:: Requirement ::
Return, unaltered, every line from the beginning of the material below up to and including the one with "const histYTicks = [0, 0.1, 0.2, 0.3, 0.4, 0.5, 0.6]".
• • •
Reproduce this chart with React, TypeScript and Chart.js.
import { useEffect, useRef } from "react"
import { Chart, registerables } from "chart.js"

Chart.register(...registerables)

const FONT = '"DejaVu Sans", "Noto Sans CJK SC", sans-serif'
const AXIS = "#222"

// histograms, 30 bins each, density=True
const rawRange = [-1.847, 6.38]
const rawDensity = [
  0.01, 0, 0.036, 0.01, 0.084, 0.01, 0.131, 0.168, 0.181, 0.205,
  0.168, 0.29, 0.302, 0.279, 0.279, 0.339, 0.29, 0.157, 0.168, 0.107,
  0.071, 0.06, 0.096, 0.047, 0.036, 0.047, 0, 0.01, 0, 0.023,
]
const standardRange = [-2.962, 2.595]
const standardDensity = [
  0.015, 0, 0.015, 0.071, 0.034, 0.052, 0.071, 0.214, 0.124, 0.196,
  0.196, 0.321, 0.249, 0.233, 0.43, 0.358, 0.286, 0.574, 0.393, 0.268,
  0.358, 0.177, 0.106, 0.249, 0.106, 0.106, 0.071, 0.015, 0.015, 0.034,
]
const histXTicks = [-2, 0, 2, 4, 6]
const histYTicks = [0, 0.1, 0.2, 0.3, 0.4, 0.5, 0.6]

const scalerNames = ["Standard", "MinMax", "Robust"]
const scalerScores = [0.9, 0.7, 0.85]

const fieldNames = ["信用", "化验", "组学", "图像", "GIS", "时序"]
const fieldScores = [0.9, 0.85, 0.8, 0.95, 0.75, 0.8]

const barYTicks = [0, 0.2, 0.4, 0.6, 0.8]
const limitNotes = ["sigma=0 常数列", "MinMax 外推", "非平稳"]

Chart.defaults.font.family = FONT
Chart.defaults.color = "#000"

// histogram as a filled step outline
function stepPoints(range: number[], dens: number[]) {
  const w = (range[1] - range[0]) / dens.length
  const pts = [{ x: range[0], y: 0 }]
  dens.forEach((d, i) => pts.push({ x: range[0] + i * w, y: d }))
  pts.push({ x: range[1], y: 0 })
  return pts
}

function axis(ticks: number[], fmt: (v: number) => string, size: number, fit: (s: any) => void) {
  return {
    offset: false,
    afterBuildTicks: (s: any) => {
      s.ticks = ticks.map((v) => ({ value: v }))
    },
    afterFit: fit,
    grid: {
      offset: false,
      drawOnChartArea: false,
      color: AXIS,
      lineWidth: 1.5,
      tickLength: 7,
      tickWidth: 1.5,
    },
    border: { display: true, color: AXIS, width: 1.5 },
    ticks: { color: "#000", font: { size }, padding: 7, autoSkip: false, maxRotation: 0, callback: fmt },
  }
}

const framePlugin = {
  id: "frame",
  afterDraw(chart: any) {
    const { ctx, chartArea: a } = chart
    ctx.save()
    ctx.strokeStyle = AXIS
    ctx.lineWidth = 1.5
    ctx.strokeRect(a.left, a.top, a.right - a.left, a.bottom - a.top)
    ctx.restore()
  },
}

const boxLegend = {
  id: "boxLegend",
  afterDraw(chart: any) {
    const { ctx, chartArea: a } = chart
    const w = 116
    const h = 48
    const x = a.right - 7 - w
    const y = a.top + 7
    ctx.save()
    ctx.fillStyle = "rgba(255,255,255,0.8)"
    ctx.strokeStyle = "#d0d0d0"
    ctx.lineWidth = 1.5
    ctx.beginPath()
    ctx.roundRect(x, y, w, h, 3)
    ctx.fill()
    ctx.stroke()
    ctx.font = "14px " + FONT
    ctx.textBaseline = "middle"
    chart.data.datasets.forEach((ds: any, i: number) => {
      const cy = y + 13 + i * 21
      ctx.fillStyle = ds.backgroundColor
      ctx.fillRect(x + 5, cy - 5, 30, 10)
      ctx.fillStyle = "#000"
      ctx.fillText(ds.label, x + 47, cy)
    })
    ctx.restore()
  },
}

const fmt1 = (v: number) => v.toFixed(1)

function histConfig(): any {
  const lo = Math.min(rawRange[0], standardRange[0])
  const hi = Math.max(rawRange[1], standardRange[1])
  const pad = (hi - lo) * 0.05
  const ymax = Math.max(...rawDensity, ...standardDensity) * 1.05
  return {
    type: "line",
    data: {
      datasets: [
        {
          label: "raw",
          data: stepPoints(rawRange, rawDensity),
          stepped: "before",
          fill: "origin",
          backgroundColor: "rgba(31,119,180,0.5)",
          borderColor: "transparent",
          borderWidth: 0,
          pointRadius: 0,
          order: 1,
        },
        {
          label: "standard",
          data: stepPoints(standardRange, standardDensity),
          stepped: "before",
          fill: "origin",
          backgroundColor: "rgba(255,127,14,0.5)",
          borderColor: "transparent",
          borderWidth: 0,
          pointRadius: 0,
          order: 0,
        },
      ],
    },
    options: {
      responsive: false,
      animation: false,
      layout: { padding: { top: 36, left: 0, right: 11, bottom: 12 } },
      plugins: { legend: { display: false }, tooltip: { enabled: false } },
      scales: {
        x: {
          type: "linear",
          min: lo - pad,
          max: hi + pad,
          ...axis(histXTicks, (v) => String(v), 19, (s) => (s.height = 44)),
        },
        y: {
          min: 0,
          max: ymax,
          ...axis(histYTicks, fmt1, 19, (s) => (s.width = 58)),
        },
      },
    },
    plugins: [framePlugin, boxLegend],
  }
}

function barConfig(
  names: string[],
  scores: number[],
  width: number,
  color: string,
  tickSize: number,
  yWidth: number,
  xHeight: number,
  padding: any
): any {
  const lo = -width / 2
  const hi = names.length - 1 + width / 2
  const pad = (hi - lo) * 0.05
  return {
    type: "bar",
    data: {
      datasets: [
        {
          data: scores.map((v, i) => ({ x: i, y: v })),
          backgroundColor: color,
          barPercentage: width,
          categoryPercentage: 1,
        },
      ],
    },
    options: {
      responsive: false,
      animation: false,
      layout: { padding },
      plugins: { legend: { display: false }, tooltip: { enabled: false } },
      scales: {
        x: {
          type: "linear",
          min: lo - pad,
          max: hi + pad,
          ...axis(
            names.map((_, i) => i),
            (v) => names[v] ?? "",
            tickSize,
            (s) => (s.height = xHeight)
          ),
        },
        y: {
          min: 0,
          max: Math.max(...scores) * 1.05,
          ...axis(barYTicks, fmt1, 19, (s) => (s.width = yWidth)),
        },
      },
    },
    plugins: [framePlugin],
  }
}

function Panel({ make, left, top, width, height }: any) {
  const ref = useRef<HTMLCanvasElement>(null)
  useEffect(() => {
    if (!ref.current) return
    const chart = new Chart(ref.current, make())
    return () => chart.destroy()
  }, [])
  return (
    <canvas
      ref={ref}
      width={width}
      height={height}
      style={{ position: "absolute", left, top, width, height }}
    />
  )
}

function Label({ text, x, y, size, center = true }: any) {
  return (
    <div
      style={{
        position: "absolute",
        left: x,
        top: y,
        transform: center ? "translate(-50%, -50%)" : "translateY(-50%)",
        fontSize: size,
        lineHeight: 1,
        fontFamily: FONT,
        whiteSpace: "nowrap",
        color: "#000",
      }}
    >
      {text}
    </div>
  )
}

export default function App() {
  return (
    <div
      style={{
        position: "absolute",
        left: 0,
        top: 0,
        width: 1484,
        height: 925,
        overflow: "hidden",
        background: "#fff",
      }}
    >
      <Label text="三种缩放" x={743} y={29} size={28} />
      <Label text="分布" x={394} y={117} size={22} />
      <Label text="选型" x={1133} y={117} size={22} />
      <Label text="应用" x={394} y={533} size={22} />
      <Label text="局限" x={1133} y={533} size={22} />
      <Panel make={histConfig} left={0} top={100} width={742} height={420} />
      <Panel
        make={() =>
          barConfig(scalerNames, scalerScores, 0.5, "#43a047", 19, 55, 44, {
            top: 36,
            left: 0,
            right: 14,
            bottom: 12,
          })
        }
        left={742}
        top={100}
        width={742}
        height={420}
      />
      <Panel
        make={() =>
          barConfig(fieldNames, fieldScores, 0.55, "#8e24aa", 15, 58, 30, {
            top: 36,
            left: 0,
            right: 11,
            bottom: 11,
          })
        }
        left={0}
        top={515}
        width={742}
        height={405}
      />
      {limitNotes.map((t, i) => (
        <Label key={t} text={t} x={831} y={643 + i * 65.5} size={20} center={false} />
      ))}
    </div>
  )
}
• • •
:: Completed task ::
Reproduce this chart with React, TypeScript and Chart.js.
import { useEffect, useRef } from "react"
import { Chart, registerables } from "chart.js"

Chart.register(...registerables)

const FONT = '"DejaVu Sans", "Noto Sans CJK SC", sans-serif'
const AXIS = "#222"

// histograms, 30 bins each, density=True
const rawRange = [-1.847, 6.38]
const rawDensity = [
  0.01, 0, 0.036, 0.01, 0.084, 0.01, 0.131, 0.168, 0.181, 0.205,
  0.168, 0.29, 0.302, 0.279, 0.279, 0.339, 0.29, 0.157, 0.168, 0.107,
  0.071, 0.06, 0.096, 0.047, 0.036, 0.047, 0, 0.01, 0, 0.023,
]
const standardRange = [-2.962, 2.595]
const standardDensity = [
  0.015, 0, 0.015, 0.071, 0.034, 0.052, 0.071, 0.214, 0.124, 0.196,
  0.196, 0.321, 0.249, 0.233, 0.43, 0.358, 0.286, 0.574, 0.393, 0.268,
  0.358, 0.177, 0.106, 0.249, 0.106, 0.106, 0.071, 0.015, 0.015, 0.034,
]
const histXTicks = [-2, 0, 2, 4, 6]
const histYTicks = [0, 0.1, 0.2, 0.3, 0.4, 0.5, 0.6]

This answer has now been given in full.